§ **AIM OF THE TASK**:
Check each line of the data for "this" and select those that have it.

§ **PROVIDED DATA**:
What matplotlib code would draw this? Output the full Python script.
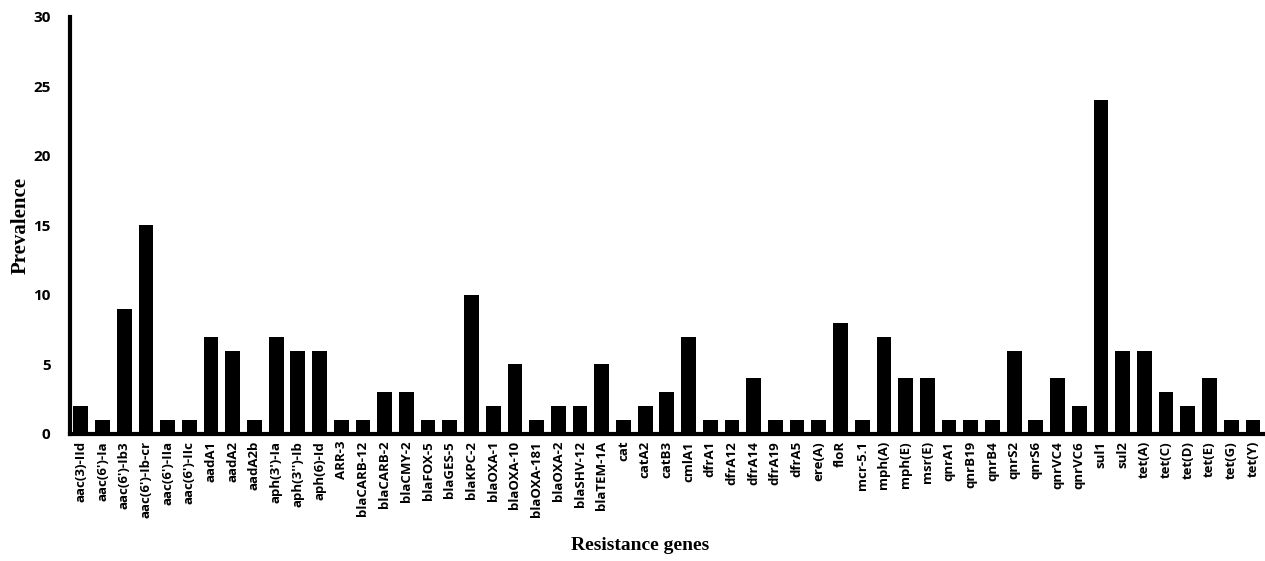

--

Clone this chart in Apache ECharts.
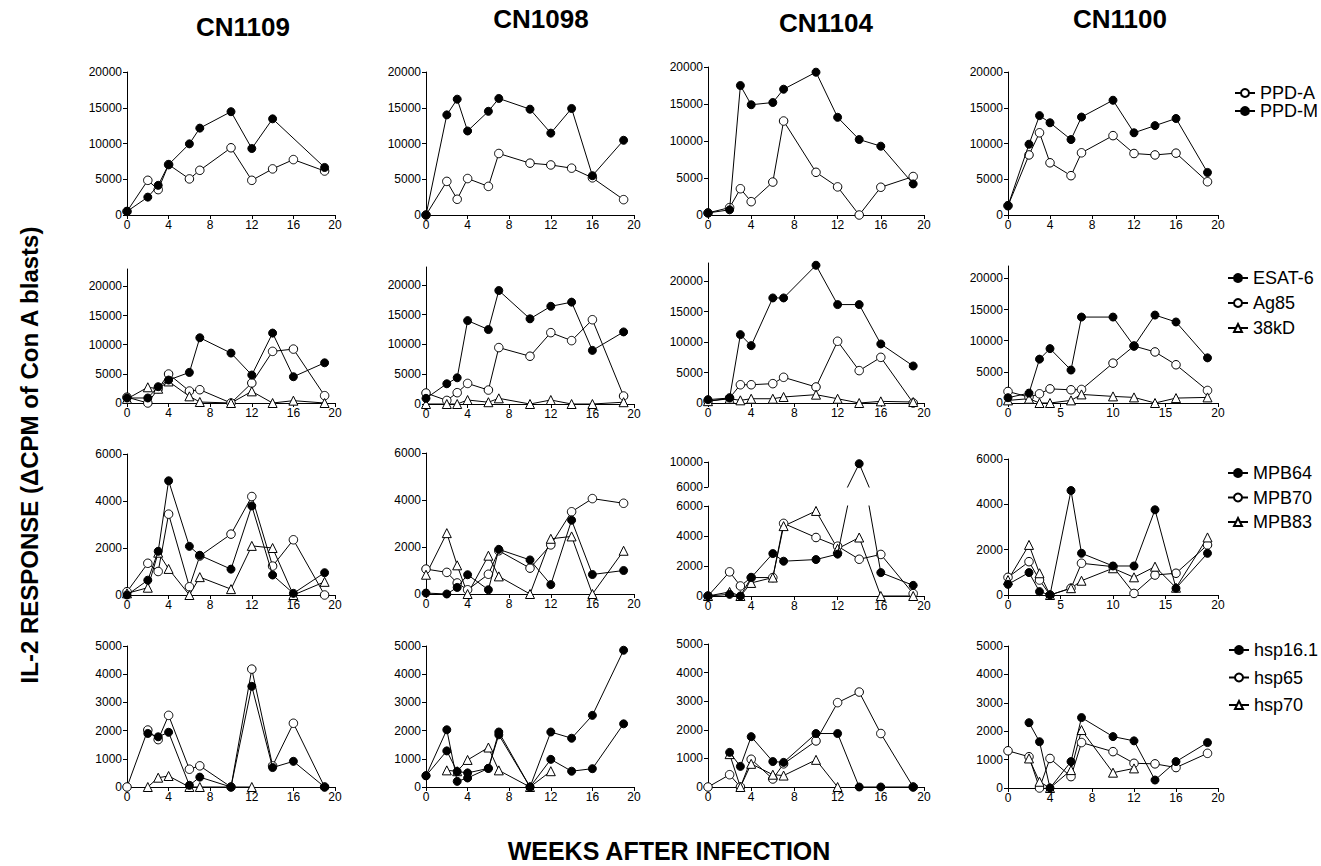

* * *

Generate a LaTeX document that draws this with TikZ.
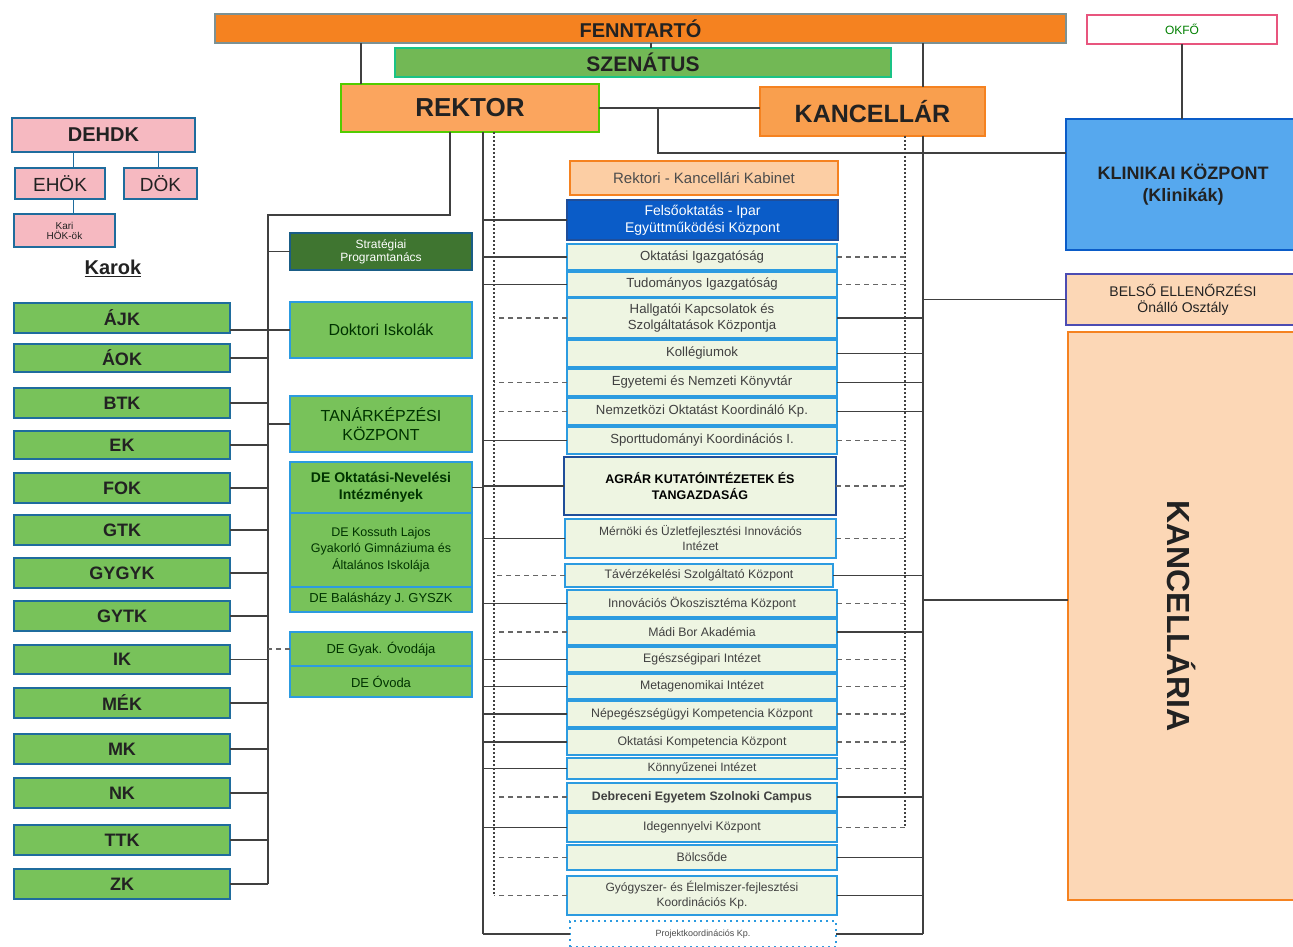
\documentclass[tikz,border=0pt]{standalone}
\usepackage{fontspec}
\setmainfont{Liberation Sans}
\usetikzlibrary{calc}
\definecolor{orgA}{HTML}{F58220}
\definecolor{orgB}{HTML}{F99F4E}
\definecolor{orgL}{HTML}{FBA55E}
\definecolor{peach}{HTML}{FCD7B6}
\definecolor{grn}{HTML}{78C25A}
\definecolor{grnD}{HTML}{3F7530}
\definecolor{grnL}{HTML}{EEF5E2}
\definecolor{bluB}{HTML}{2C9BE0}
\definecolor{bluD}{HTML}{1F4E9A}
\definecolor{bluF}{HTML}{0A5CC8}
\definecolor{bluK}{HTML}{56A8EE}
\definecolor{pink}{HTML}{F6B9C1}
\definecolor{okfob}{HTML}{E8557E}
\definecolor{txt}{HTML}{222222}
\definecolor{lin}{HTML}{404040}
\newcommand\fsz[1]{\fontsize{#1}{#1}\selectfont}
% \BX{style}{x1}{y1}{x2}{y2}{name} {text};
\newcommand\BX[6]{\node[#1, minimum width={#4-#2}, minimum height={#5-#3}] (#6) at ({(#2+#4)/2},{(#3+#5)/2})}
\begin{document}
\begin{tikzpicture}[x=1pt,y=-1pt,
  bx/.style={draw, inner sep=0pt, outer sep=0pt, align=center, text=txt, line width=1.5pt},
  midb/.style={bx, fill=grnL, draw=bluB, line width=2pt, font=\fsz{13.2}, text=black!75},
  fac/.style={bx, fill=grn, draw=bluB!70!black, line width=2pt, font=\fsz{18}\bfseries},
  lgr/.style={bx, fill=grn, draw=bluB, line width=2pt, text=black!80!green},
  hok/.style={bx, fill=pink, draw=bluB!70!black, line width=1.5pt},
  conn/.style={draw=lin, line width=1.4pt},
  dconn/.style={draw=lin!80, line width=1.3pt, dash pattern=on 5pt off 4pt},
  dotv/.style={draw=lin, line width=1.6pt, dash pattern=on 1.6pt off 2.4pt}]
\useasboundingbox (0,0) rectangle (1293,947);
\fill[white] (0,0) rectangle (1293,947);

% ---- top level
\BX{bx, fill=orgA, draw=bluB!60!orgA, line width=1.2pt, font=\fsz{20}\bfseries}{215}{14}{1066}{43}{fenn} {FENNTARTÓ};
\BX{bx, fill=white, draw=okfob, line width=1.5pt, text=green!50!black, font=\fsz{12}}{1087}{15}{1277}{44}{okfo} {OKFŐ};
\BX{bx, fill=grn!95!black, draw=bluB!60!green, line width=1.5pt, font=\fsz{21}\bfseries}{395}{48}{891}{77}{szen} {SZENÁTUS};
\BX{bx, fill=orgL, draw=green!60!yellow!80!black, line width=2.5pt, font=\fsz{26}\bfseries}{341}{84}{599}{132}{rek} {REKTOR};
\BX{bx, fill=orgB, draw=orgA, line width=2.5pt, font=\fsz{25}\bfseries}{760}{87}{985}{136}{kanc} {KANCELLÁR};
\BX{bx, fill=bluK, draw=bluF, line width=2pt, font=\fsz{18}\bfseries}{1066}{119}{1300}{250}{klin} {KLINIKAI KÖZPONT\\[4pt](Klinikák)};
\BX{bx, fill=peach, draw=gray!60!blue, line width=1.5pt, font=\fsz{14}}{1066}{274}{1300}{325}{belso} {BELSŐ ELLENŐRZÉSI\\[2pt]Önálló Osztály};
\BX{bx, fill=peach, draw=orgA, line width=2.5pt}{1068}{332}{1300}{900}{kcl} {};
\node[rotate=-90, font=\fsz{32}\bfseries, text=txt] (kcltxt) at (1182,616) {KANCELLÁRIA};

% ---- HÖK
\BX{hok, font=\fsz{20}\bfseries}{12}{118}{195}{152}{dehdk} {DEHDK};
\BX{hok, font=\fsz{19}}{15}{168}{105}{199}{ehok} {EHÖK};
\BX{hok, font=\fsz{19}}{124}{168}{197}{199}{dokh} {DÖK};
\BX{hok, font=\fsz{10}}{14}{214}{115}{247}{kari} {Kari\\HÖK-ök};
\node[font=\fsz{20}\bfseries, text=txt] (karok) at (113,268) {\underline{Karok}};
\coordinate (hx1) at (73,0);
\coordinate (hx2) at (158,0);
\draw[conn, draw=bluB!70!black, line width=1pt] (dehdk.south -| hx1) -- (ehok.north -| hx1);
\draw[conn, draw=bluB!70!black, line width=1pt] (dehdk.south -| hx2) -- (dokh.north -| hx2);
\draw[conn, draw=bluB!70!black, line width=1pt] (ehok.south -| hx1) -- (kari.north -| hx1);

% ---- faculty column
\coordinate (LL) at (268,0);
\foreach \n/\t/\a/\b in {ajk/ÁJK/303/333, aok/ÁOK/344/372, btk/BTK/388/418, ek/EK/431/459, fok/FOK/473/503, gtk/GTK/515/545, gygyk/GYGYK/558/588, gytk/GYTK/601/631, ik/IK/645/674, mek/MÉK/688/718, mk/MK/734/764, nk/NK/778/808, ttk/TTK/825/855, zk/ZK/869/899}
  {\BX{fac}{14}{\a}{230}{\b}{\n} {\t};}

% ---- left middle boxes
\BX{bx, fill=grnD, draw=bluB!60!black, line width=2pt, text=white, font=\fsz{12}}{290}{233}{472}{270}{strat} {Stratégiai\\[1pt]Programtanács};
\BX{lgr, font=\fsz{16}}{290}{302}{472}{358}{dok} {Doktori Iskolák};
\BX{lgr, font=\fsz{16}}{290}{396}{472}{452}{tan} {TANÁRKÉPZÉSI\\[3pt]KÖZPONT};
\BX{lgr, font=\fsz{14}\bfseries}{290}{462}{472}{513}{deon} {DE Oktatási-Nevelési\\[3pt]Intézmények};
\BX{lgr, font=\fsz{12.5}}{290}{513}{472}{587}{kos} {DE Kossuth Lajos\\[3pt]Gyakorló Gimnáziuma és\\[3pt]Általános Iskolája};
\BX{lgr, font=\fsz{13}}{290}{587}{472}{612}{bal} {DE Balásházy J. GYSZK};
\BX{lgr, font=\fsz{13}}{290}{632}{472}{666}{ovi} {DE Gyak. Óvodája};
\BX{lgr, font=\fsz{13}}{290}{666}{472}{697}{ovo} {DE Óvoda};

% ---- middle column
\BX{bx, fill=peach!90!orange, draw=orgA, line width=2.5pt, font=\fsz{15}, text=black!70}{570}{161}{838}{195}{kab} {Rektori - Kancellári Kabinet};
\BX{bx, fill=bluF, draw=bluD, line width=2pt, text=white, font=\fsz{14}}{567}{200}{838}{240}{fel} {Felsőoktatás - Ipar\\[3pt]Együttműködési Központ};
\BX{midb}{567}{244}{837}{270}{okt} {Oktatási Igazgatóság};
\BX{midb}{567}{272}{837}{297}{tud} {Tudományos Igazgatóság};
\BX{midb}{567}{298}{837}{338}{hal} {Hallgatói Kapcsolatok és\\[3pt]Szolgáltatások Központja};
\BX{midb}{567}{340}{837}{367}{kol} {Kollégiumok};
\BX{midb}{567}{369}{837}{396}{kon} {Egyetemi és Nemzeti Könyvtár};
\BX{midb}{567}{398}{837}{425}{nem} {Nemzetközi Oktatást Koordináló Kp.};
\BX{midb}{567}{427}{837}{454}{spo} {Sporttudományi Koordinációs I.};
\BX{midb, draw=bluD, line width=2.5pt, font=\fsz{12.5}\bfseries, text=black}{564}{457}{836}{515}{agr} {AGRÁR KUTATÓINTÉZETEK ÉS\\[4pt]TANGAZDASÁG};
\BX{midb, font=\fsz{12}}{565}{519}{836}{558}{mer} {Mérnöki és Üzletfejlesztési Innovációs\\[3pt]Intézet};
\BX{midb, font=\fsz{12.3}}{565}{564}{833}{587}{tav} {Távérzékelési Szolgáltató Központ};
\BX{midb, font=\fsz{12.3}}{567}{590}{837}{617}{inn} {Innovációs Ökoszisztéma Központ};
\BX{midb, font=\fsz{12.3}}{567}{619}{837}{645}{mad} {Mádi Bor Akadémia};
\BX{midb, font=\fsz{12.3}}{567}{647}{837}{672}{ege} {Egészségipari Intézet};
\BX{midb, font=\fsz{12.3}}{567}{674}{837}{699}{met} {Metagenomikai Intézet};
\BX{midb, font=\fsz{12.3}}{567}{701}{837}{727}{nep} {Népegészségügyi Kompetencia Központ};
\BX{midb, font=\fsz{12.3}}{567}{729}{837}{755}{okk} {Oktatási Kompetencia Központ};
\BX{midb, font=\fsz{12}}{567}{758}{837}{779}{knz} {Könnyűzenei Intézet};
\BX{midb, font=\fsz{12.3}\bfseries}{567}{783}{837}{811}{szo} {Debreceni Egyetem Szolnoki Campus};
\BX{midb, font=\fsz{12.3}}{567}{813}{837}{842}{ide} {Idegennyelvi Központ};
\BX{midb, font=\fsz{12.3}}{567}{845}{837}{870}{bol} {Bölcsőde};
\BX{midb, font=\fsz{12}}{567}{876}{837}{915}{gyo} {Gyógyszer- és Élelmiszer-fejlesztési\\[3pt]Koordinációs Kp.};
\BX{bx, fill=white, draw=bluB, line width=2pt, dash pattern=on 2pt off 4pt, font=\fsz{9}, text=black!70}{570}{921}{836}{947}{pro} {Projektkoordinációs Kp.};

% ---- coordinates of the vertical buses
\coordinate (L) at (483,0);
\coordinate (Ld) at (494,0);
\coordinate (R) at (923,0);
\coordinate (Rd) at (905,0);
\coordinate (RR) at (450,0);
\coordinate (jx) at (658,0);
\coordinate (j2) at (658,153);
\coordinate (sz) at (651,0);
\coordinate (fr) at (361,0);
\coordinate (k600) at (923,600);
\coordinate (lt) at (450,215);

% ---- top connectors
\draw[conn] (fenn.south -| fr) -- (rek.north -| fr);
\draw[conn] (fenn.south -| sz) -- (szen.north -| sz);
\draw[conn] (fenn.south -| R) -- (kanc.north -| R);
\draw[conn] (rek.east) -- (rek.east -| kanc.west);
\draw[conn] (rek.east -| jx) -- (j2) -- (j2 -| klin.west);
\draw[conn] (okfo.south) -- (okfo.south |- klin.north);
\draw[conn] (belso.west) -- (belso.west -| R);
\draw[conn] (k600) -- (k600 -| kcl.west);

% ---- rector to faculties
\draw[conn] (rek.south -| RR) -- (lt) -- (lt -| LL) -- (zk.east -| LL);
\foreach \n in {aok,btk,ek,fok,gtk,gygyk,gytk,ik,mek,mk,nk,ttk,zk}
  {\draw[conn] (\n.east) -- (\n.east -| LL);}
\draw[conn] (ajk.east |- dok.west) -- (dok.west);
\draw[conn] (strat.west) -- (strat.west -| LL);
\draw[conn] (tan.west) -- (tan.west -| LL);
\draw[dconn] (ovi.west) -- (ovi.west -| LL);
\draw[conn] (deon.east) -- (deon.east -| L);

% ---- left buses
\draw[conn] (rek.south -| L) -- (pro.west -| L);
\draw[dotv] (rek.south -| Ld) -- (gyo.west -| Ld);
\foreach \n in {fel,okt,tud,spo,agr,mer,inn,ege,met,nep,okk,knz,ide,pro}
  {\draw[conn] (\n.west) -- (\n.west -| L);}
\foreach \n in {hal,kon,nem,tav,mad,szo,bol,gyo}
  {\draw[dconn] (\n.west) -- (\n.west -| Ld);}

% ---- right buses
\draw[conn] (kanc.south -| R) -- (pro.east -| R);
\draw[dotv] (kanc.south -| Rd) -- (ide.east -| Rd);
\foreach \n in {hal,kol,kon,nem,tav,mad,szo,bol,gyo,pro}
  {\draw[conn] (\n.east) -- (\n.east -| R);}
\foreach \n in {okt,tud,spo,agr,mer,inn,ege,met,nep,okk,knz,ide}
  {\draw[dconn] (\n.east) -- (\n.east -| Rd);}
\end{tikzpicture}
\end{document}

§ **ANSWER TO THE EXERCISE**:
What matplotlib code would draw this? Output the full Python script.
Clone this chart in Apache ECharts.
Generate a LaTeX document that draws this with TikZ.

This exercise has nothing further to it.